BACKGROUND: The aim of this study was to describe the experience of pediatric and young adult hemodialysis (HD) patients from a global cohort.
METHODS: The Pediatric Investigation and Close Collaborative Consortium for Ongoing Life Outcomes for MONitoring Dialysis Outcomes (PICCOLO MONDO) study provided de-identified electronic information of 3244 patients, ages 0-30 years from 2000 to 2012 in four regions: Asia, Europe, North America and South America. The study sample was categorized into pediatric (≤18 years old) and young adult (19-30 years old) groups based on the age at dialysis initiation.
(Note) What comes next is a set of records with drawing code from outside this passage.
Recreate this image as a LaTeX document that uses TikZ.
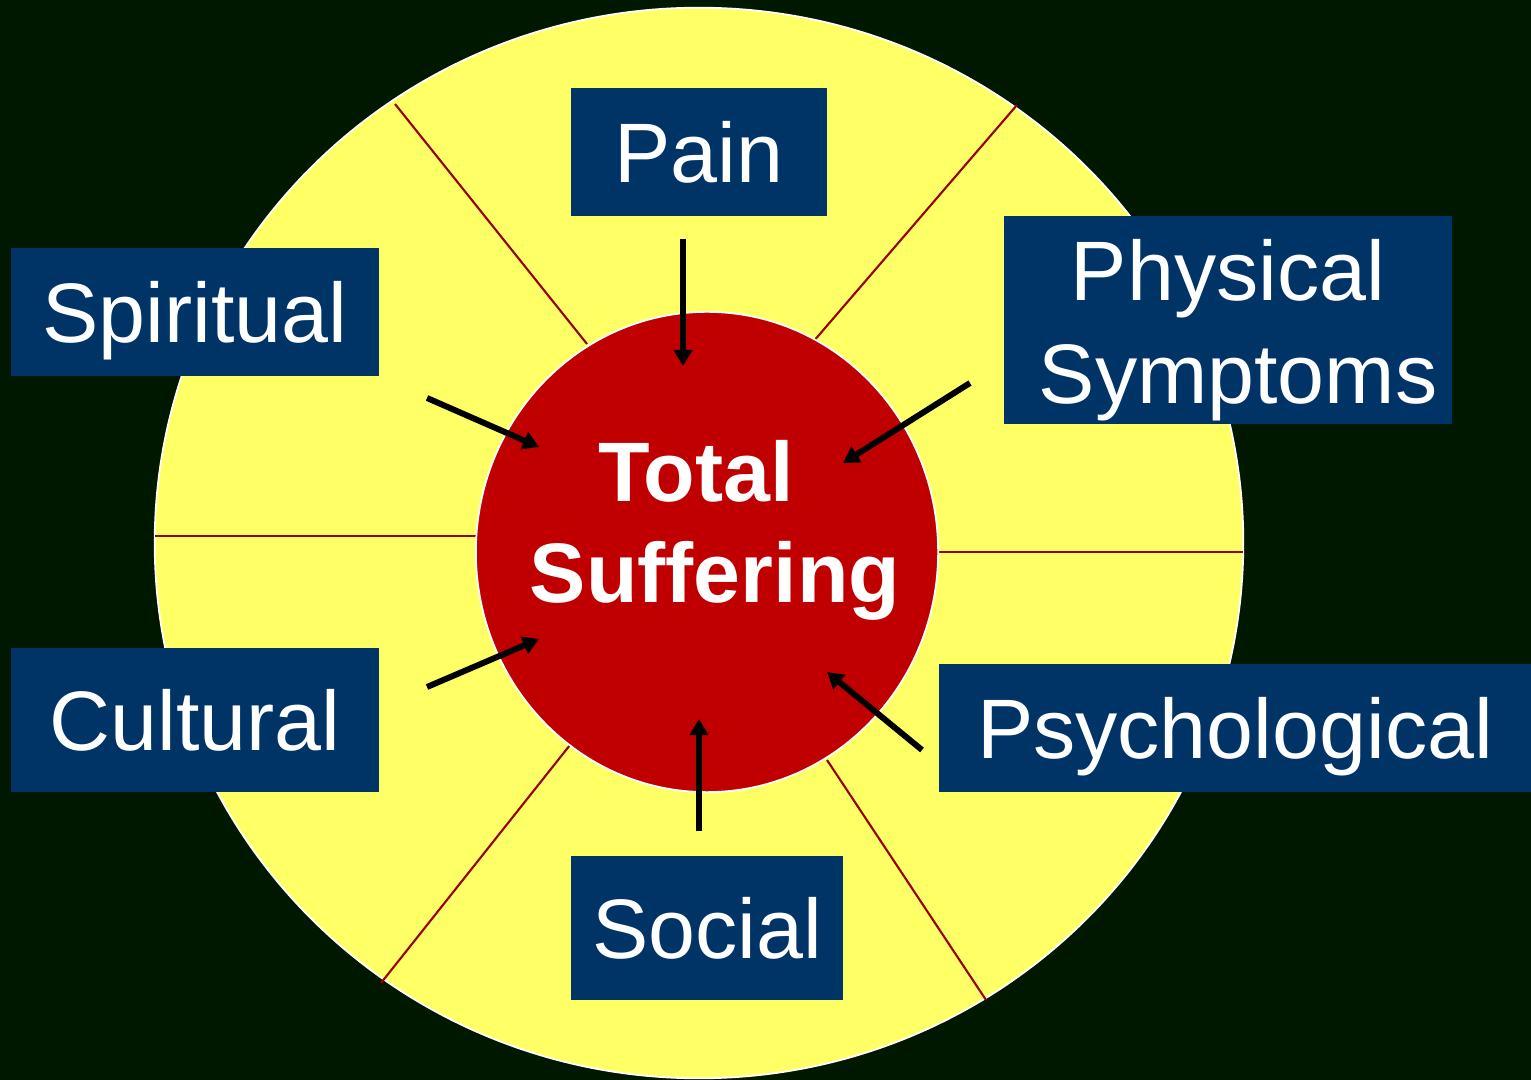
\documentclass[tikz,border=0pt]{standalone}
\usepackage{fontspec}
\setmainfont{Liberation Sans}
\usetikzlibrary{arrows.meta,positioning}
\definecolor{nightgreen}{HTML}{001800}
\definecolor{ringyellow}{HTML}{FFFF66}
\definecolor{corered}{HTML}{C00000}
\definecolor{spokered}{HTML}{990000}
\definecolor{boxblue}{HTML}{003366}

\begin{document}
\begin{tikzpicture}[x=.01cm,y=-.01cm,
 facet/.style={fill=boxblue,text=white,inner sep=0pt,align=center,
  font=\fontsize{24pt}{29.3pt}\selectfont},
 oneline/.style={text height=17.5pt,text depth=0pt},
 push/.style={line width=1.7pt,-{Triangle[length=.16cm,width=.18cm]}}]
\fill[nightgreen] (0,0) rectangle (1531,1080);
\useasboundingbox (0,0) rectangle (1531,1080);
% outer ring and spokes
\filldraw[fill=ringyellow,draw=white,line width=.5pt] (699,543) ellipse [x radius=5.44cm,y radius=5.35cm];
\foreach \ax/\ay/\bx/\by in {587/344/395/104,813/342/1017/105,476/536/155/536,
 938/552/1243/552,570/745/381/983,827/760/986/1000}
 \draw[spokered,line width=.6pt] (\ax,\ay) -- (\bx,\by);
\filldraw[fill=corered,draw=white,line width=.5pt] (707,552) ellipse [x radius=2.31cm,y radius=2.40cm];
\node[text=white,align=center,font=\bfseries\fontsize{24pt}{28.7pt}\selectfont] (total) at (715,530) {Total\hspace*{.38cm}\\Suffering};
% the six boxes
\node[facet,oneline,minimum width=2.56cm,minimum height=1.28cm] (pain) at (699,152) {Pain};
\node[facet,minimum width=4.48cm,minimum height=2.07cm] (physical) at (1228,320) {\rule{0pt}{23pt}Physical\\\hspace*{.2cm}Symptoms};
\node[facet,oneline,minimum width=3.68cm,minimum height=1.27cm] (spiritual) at (195,312) {Spiritual};
\node[facet,oneline,minimum width=3.68cm,minimum height=1.43cm] (cultural) at (195,720) {Cultural};
\node[facet,oneline,minimum width=5.92cm,minimum height=1.27cm] (psych) at (1235,728) {Psychological};
\node[facet,oneline,minimum width=2.72cm,minimum height=1.44cm] (social) at (707,928) {Social};
% arrows into the core
\foreach \n/\tx/\ty/\hx/\hy in {pain/683/239/683/366,physical/970/383/843/463,
 spiritual/427/398/539/447,cultural/427/687/539/639,psych/922/750/827/672,social/699/831/699/719} {
 \coordinate (\n-t) at (\tx,\ty);
 \coordinate (\n-h) at (\hx,\hy);
 \draw[push] (\n-t) -- (\n-h);}
\end{tikzpicture}
\end{document}
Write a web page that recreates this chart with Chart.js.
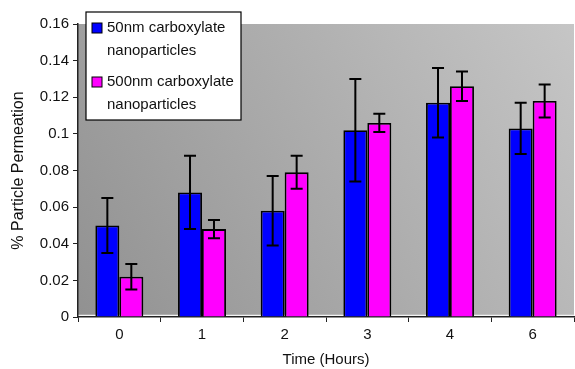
<!DOCTYPE html>
<html>
<head>
<meta charset="utf-8">
<script src="https://cdn.jsdelivr.net/npm/chart.js@4"></script>
<style>
  html, body { margin: 0; padding: 0; background: #fff; }
  #wrap { width: 575px; height: 369px; position: relative; }
</style>
</head>
<body>
<div id="wrap"><canvas id="chart"></canvas></div>
<script>
const hours = ['0', '1', '2', '3', '4', '6'];
const labels50 = ['50nm carboxylate', 'nanoparticles'];
const labels500 = ['500nm carboxylate', 'nanoparticles'];
const mean50 = [0.050, 0.068, 0.058, 0.102, 0.117, 0.103];
const err50 = [0.015, 0.020, 0.019, 0.028, 0.019, 0.014];
const mean500 = [0.022, 0.048, 0.079, 0.106, 0.126, 0.118];
const err500 = [0.007, 0.005, 0.009, 0.005, 0.008, 0.009];

const FONT = 'Arial, "Liberation Sans", sans-serif';

// gray gradient behind the plot, darker at bottom-left
const plotBackground = {
    id: 'plotBackground',
    beforeDraw(chart) {
        const { ctx, chartArea: a } = chart;
        const g = ctx.createLinearGradient(a.left, a.bottom, a.right, a.top);
        g.addColorStop(0, '#919191');
        g.addColorStop(1, '#c6c6c6');
        ctx.save();
        ctx.fillStyle = g;
        ctx.fillRect(a.left, a.top, a.right - a.left, a.bottom - a.top);
        ctx.strokeStyle = '#f4f4f4';
        ctx.lineWidth = 1.5;
        ctx.beginPath();
        ctx.moveTo(a.left, a.bottom - 1.5);
        ctx.lineTo(a.right, a.bottom - 1.5);
        ctx.stroke();
        ctx.restore();
    },
};

const errorBars = {
    id: 'errorBars',
    afterDatasetsDraw(chart) {
        const { ctx } = chart;
        const y = chart.scales.y;
        ctx.save();
        ctx.strokeStyle = '#000';
        ctx.lineWidth = 2;
        chart.data.datasets.forEach((ds, i) => {
            chart.getDatasetMeta(i).data.forEach((bar, j) => {
                const v = ds.data[j], e = ds.errors[j];
                const top = y.getPixelForValue(v + e);
                const bot = y.getPixelForValue(v - e);
                ctx.beginPath();
                ctx.moveTo(bar.x, top); ctx.lineTo(bar.x, bot);
                ctx.moveTo(bar.x - 6, top); ctx.lineTo(bar.x + 6, top);
                ctx.moveTo(bar.x - 6, bot); ctx.lineTo(bar.x + 6, bot);
                ctx.stroke();
            });
        });
        ctx.restore();
    },
};

const boxLegend = {
    id: 'boxLegend',
    afterDraw(chart) {
        const { ctx } = chart;
        const x = 86, y = 12, w = 155, h = 108;
        ctx.save();
        ctx.fillStyle = '#fff';
        ctx.fillRect(x, y, w, h);
        ctx.strokeStyle = '#000';
        ctx.lineWidth = 1.2;
        ctx.strokeRect(x, y, w, h);
        ctx.font = '15px ' + FONT;
        ctx.textBaseline = 'middle';
        chart.data.datasets.forEach((ds, i) => {
            const ly = y + 16 + i * 54;
            ctx.fillStyle = ds.backgroundColor;
            ctx.fillRect(x + 6, ly - 5, 10, 10);
            ctx.strokeStyle = '#000';
            ctx.lineWidth = 1;
            ctx.strokeRect(x + 6, ly - 5, 10, 10);
            ctx.fillStyle = '#111';
            ds.legendLines.forEach((t, k) => ctx.fillText(t, x + 21, ly + k * 23));
        });
        ctx.restore();
    },
};

new Chart(document.getElementById('chart'), {
    type: 'bar',
    data: {
        labels: hours,
        datasets: [
            { label: labels50.join(' '), legendLines: labels50, data: mean50, errors: err50,
              backgroundColor: '#0000ff', borderColor: '#000', borderWidth: 1.8 },
            { label: labels500.join(' '), legendLines: labels500, data: mean500, errors: err500,
              backgroundColor: '#ff00ff', borderColor: '#000', borderWidth: 1.8 },
        ],
    },
    options: {
        responsive: true,
        maintainAspectRatio: false,
        animation: false,
        layout: { padding: { top: 24, right: 1, left: 0, bottom: 0 } },
        datasets: { bar: { categoryPercentage: 0.58, barPercentage: 1.0 } },
        plugins: { legend: { display: false }, tooltip: { enabled: false } },
        scales: {
            x: {
                grid: { display: true, drawOnChartArea: false, drawTicks: true, tickLength: 5, color: '#222', offset: true },
                border: { color: '#222', width: 1.5 },
                ticks: { color: '#111', font: { size: 15, family: FONT }, padding: 4 },
                title: { display: true, text: 'Time (Hours)', color: '#111', font: { size: 15, family: FONT }, padding: { top: 6, bottom: 0 } },
                afterFit(s) { s.height = 52; },
            },
            y: {
                min: 0, max: 0.16,
                grid: { display: true, drawOnChartArea: false, drawTicks: true, tickLength: 5, color: '#222' },
                border: { color: '#222', width: 1.5 },
                ticks: {
                    stepSize: 0.02, color: '#111', font: { size: 15, family: FONT }, padding: 4,
                    callback: v => String(parseFloat(v.toFixed(2))),
                },
                title: { display: true, text: '% Particle Permeation', color: '#111', font: { size: 16, family: FONT }, padding: { top: 9, bottom: 0 } },
                afterFit(s) { s.width = 78; },
            },
        },
    },
    plugins: [plotBackground, errorBars, boxLegend],
});
</script>
</body>
</html>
RESULTS: For those with known end-stage renal disease etiology, glomerular disease was the most common diagnosis in children and young adults. Using Europe as a reference group, North America [odds ratio (OR) 2.69; CI 1.29, 5.63] and South America (OR 4.21; CI 2.32, 7.63) had the greatest mortality among young adults. North America also had higher rates of overweight, obesity, hypertension, cardiovascular disease, hospitalizations and secondary diabetes compared with all other regions. Initial catheter use was greater for North American (86.4% in pediatric patients and 75.2% in young adults) and South America (80.6% in pediatric patients and 75.9% in young adults). Catheter use at 1-year follow-up was most common in North American children (77.3%) and young adults (62.9%). Asia had the lowest rate of catheter use. For both age groups, dialysis adequacy (equilibrated Kt/V) ranged between 1.4 and 1.5. In Asia, patients in both age groups had significantly longer treatment times than in any other region.
CONCLUSIONS: The PICCOLO MONDO study has provided unique baseline and 1-year follow-up information on children and young adults receiving HD around the globe. This cohort has brought to light aspects of care in these age groups that warrant further investigation.